— BEGIN Data extract —

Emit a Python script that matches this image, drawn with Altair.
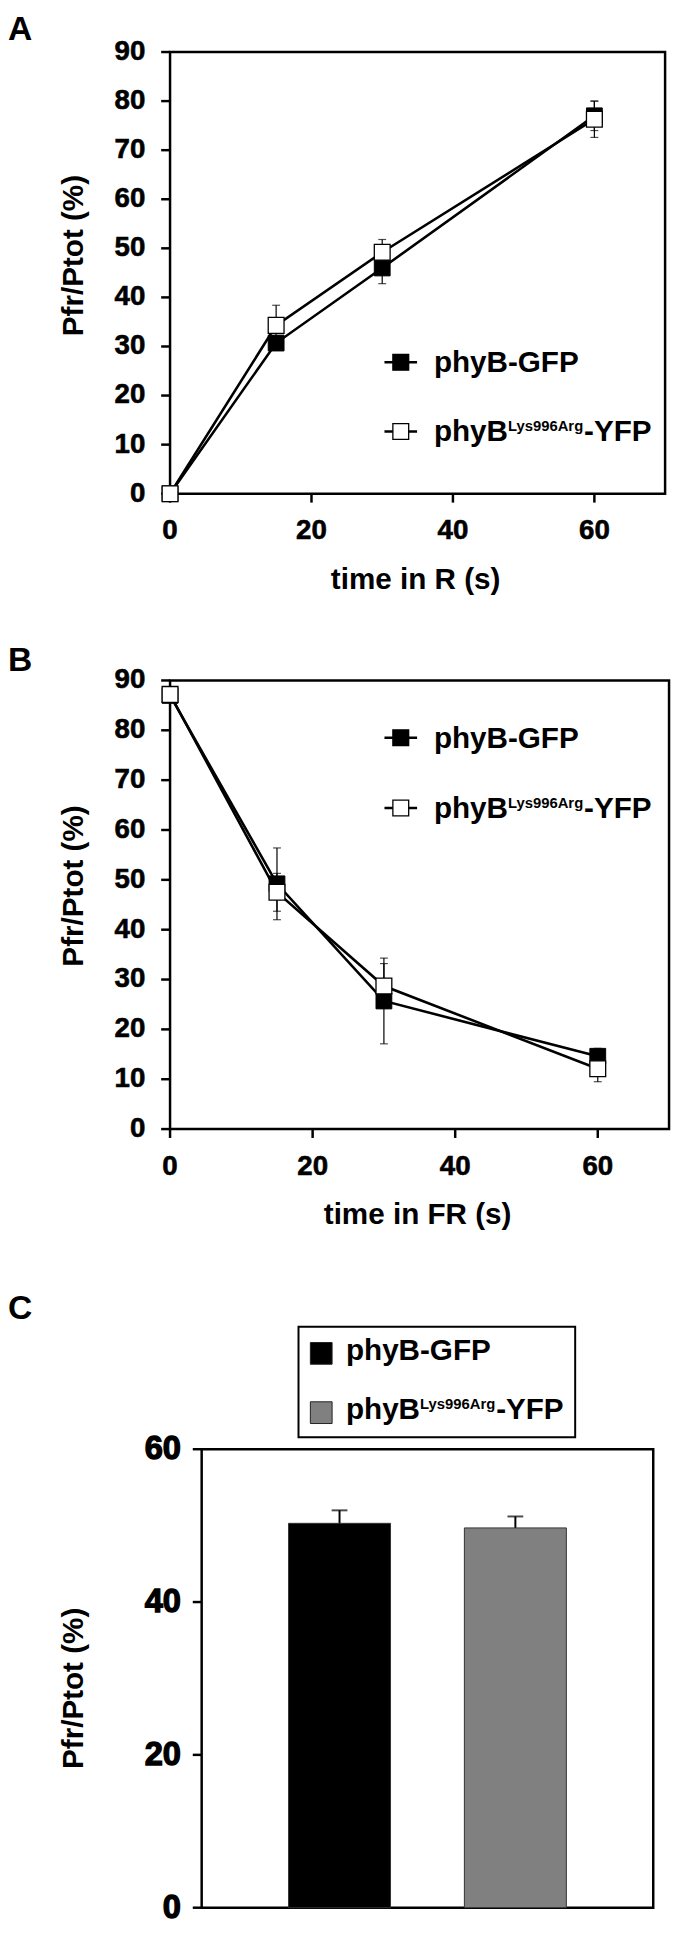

— END Data extract —
— BEGIN Data extract —

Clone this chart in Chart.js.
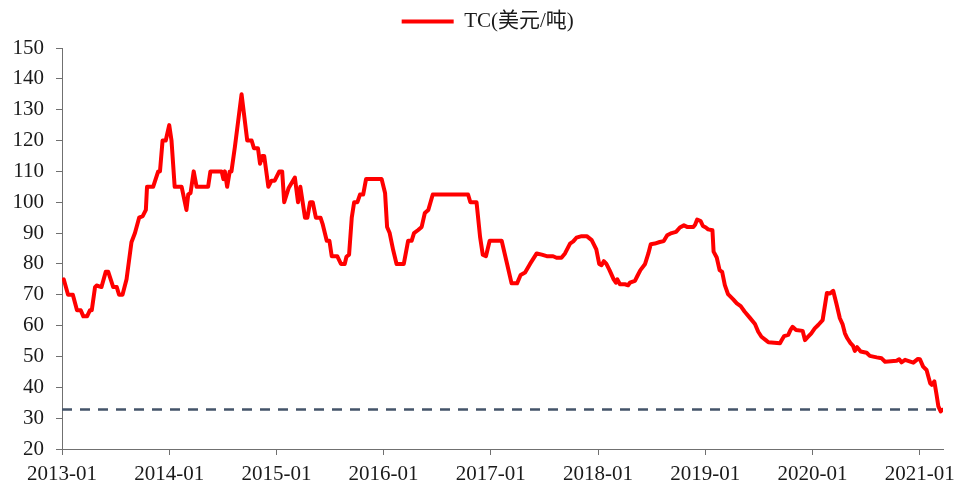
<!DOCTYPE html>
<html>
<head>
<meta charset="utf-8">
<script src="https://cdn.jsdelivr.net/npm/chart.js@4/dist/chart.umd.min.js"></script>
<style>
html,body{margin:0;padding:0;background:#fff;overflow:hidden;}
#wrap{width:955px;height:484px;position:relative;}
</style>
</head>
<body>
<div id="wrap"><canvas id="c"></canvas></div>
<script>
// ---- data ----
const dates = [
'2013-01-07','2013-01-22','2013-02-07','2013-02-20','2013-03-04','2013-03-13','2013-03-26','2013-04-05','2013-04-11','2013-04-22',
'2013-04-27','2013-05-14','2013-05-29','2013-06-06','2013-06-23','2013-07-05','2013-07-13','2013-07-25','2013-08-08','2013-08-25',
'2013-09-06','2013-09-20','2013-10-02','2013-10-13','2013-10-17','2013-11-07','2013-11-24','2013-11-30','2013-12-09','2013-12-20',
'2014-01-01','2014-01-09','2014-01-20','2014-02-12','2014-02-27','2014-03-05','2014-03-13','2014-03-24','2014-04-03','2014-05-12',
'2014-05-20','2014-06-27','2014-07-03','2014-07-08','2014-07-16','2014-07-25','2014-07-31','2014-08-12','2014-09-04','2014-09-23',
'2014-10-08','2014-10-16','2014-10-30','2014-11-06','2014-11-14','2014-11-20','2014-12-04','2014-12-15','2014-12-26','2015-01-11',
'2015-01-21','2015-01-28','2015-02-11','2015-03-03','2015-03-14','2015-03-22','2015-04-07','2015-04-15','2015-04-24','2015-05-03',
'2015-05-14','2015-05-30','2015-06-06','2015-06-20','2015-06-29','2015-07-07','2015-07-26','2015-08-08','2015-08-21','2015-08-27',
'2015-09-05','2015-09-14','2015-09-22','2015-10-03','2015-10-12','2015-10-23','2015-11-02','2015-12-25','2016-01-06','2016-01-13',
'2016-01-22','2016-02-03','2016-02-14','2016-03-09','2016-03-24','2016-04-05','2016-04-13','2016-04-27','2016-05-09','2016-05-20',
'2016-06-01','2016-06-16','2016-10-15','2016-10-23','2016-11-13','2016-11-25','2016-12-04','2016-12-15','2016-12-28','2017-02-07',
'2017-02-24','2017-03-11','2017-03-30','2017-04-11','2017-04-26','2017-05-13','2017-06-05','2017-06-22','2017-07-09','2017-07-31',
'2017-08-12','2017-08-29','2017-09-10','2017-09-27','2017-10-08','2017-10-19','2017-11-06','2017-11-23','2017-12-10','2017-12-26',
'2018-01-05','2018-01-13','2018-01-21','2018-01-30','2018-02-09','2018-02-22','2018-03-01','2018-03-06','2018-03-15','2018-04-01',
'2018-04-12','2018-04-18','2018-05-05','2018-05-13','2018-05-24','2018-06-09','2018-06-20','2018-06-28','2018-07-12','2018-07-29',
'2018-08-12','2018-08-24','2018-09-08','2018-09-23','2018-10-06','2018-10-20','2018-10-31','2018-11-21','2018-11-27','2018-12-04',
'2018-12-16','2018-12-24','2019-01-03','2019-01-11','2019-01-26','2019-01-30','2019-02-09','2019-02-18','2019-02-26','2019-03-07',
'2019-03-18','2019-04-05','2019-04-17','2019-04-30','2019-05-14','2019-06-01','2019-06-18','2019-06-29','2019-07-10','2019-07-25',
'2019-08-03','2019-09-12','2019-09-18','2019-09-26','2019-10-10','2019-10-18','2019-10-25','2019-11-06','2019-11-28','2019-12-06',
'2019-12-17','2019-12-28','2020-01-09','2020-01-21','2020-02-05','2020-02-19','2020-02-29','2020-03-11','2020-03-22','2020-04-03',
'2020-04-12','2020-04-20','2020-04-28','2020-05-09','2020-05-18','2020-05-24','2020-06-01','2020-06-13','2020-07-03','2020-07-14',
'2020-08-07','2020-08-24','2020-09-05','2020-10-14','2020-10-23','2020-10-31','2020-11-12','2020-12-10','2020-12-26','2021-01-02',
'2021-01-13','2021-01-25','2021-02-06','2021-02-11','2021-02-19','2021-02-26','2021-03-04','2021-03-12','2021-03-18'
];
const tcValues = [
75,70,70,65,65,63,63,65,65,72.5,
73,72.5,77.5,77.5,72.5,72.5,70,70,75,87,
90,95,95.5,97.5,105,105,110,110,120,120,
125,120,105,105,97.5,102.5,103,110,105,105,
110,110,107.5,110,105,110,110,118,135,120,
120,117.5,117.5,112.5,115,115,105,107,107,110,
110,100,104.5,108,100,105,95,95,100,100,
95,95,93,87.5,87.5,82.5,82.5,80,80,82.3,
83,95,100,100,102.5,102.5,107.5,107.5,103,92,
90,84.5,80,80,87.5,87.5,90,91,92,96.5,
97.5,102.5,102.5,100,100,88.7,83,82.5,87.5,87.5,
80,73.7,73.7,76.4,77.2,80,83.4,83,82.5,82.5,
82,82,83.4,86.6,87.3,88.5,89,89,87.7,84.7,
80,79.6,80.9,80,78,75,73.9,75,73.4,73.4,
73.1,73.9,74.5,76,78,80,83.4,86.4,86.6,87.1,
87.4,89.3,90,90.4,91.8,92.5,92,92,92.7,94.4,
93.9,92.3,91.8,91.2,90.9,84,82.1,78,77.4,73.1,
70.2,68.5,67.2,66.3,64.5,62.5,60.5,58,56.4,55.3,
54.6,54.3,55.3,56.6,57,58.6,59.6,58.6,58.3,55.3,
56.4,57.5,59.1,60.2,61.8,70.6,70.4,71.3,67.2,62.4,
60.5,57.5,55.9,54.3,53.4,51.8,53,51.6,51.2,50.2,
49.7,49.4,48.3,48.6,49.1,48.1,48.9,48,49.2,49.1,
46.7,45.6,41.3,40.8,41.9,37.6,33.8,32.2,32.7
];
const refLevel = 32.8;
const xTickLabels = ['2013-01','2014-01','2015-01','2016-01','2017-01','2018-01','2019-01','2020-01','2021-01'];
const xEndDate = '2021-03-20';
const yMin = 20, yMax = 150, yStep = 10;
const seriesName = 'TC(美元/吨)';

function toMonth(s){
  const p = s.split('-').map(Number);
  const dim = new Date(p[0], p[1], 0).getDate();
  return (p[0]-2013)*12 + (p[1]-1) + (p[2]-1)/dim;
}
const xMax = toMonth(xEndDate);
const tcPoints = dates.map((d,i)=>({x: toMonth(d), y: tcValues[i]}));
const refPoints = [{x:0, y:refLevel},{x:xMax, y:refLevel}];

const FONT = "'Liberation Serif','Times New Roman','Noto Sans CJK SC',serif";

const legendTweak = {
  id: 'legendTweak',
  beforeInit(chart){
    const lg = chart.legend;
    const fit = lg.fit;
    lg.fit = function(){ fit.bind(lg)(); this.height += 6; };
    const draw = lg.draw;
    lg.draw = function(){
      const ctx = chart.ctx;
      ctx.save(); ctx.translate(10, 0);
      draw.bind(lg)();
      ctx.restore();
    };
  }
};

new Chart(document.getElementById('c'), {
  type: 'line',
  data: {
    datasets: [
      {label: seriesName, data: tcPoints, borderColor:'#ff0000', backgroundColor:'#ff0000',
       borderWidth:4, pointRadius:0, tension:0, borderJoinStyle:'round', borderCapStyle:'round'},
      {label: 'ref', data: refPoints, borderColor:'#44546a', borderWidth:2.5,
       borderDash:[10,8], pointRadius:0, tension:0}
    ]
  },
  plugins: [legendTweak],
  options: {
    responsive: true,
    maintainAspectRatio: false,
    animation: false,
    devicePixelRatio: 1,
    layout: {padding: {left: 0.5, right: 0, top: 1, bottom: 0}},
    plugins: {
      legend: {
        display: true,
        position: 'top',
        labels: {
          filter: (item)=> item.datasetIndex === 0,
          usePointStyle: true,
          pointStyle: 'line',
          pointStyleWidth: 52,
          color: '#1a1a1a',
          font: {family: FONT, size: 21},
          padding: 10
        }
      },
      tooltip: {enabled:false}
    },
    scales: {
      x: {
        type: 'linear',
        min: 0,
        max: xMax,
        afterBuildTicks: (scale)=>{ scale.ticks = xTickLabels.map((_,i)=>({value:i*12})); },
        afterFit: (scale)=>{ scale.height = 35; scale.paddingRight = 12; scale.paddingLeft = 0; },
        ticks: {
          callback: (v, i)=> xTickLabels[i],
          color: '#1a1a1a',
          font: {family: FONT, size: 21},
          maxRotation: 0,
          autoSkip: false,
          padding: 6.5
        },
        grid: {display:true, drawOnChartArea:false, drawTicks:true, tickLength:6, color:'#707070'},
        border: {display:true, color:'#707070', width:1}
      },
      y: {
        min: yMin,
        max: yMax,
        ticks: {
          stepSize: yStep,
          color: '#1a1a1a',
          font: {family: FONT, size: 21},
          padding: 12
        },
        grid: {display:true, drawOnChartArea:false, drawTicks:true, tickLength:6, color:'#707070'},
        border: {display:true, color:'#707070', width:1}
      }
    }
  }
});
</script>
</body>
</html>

— END Data extract —

» **To do**: Pull out each line of the listing that holds the string "this".

» **Solution to the exercise**:
Emit a Python script that matches this image, drawn with Altair.
Clone this chart in Chart.js.
    lg.fit = function(){ fit.bind(lg)(); this.height += 6; };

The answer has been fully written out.